INFORMATION SUPPLIED:
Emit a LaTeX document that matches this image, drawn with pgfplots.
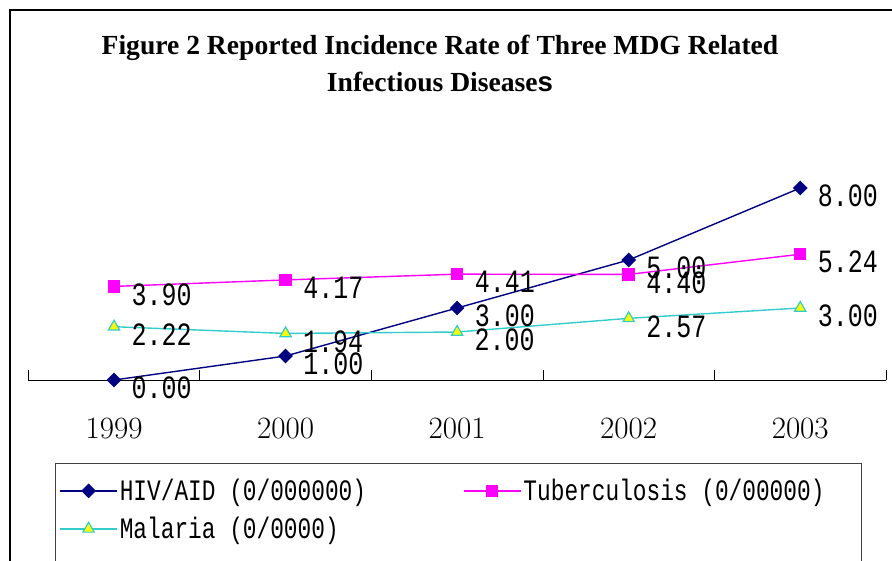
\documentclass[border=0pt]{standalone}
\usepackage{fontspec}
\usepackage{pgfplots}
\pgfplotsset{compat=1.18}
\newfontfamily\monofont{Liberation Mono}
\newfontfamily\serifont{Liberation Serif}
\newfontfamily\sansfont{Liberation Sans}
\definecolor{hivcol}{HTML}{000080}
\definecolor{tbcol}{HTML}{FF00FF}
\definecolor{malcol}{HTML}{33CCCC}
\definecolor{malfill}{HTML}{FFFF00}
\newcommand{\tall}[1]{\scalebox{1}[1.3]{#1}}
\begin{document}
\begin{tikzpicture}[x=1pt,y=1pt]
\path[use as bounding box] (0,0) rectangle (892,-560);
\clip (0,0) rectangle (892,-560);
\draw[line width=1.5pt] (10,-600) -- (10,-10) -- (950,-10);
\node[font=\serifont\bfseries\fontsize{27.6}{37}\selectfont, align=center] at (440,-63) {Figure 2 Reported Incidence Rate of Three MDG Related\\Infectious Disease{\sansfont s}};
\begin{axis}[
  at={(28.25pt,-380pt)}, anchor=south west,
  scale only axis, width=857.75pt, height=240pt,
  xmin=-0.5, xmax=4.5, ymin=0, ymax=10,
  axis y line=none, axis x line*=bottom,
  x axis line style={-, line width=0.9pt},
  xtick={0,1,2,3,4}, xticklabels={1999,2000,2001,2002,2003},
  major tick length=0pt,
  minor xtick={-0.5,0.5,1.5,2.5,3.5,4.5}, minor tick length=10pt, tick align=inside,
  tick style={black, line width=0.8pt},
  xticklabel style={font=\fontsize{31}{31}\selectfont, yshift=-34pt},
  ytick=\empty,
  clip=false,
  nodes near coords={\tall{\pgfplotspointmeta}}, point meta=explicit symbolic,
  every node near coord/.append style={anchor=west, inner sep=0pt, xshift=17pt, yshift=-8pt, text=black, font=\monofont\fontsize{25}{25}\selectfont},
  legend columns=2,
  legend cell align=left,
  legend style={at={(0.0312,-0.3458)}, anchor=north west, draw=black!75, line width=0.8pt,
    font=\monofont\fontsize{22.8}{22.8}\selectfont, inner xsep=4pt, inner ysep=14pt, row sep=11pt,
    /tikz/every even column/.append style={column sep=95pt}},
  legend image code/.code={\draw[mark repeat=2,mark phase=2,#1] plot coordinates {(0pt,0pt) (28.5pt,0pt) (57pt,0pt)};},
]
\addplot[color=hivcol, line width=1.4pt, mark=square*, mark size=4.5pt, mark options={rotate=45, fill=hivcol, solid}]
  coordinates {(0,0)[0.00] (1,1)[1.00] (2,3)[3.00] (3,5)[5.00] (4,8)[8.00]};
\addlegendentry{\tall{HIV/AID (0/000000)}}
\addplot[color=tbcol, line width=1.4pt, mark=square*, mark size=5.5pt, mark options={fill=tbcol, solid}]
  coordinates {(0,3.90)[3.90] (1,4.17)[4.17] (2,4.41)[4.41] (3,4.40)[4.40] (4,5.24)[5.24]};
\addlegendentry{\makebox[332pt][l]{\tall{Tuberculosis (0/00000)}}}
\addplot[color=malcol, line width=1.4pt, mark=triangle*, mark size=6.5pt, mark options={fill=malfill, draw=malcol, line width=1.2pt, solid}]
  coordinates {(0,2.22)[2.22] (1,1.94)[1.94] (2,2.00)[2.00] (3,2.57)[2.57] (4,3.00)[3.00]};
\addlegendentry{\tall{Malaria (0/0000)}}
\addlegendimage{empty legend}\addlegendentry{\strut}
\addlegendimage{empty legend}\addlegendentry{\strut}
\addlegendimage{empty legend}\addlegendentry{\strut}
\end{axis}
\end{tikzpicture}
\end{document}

AIM OF THE EXERCISE: Make an exact copy of the listing above. Do not include the pictures.

IN RESPONSE:
Emit a LaTeX document that matches this image, drawn with pgfplots.
\documentclass[border=0pt]{standalone}
\usepackage{fontspec}
\usepackage{pgfplots}
\pgfplotsset{compat=1.18}
\newfontfamily\monofont{Liberation Mono}
\newfontfamily\serifont{Liberation Serif}
\newfontfamily\sansfont{Liberation Sans}
\definecolor{hivcol}{HTML}{000080}
\definecolor{tbcol}{HTML}{FF00FF}
\definecolor{malcol}{HTML}{33CCCC}
\definecolor{malfill}{HTML}{FFFF00}
\newcommand{\tall}[1]{\scalebox{1}[1.3]{#1}}
\begin{document}
\begin{tikzpicture}[x=1pt,y=1pt]
\path[use as bounding box] (0,0) rectangle (892,-560);
\clip (0,0) rectangle (892,-560);
\draw[line width=1.5pt] (10,-600) -- (10,-10) -- (950,-10);
\node[font=\serifont\bfseries\fontsize{27.6}{37}\selectfont, align=center] at (440,-63) {Figure 2 Reported Incidence Rate of Three MDG Related\\Infectious Disease{\sansfont s}};
\begin{axis}[
  at={(28.25pt,-380pt)}, anchor=south west,
  scale only axis, width=857.75pt, height=240pt,
  xmin=-0.5, xmax=4.5, ymin=0, ymax=10,
  axis y line=none, axis x line*=bottom,
  x axis line style={-, line width=0.9pt},
  xtick={0,1,2,3,4}, xticklabels={1999,2000,2001,2002,2003},
  major tick length=0pt,
  minor xtick={-0.5,0.5,1.5,2.5,3.5,4.5}, minor tick length=10pt, tick align=inside,
  tick style={black, line width=0.8pt},
  xticklabel style={font=\fontsize{31}{31}\selectfont, yshift=-34pt},
  ytick=\empty,
  clip=false,
  nodes near coords={\tall{\pgfplotspointmeta}}, point meta=explicit symbolic,
  every node near coord/.append style={anchor=west, inner sep=0pt, xshift=17pt, yshift=-8pt, text=black, font=\monofont\fontsize{25}{25}\selectfont},
  legend columns=2,
  legend cell align=left,
  legend style={at={(0.0312,-0.3458)}, anchor=north west, draw=black!75, line width=0.8pt,
    font=\monofont\fontsize{22.8}{22.8}\selectfont, inner xsep=4pt, inner ysep=14pt, row sep=11pt,
    /tikz/every even column/.append style={column sep=95pt}},
  legend image code/.code={\draw[mark repeat=2,mark phase=2,#1] plot coordinates {(0pt,0pt) (28.5pt,0pt) (57pt,0pt)};},
]
\addplot[color=hivcol, line width=1.4pt, mark=square*, mark size=4.5pt, mark options={rotate=45, fill=hivcol, solid}]
  coordinates {(0,0)[0.00] (1,1)[1.00] (2,3)[3.00] (3,5)[5.00] (4,8)[8.00]};
\addlegendentry{\tall{HIV/AID (0/000000)}}
\addplot[color=tbcol, line width=1.4pt, mark=square*, mark size=5.5pt, mark options={fill=tbcol, solid}]
  coordinates {(0,3.90)[3.90] (1,4.17)[4.17] (2,4.41)[4.41] (3,4.40)[4.40] (4,5.24)[5.24]};
\addlegendentry{\makebox[332pt][l]{\tall{Tuberculosis (0/00000)}}}
\addplot[color=malcol, line width=1.4pt, mark=triangle*, mark size=6.5pt, mark options={fill=malfill, draw=malcol, line width=1.2pt, solid}]
  coordinates {(0,2.22)[2.22] (1,1.94)[1.94] (2,2.00)[2.00] (3,2.57)[2.57] (4,3.00)[3.00]};
\addlegendentry{\tall{Malaria (0/0000)}}
\addlegendimage{empty legend}\addlegendentry{\strut}
\addlegendimage{empty legend}\addlegendentry{\strut}
\addlegendimage{empty legend}\addlegendentry{\strut}
\end{axis}
\end{tikzpicture}
\end{document}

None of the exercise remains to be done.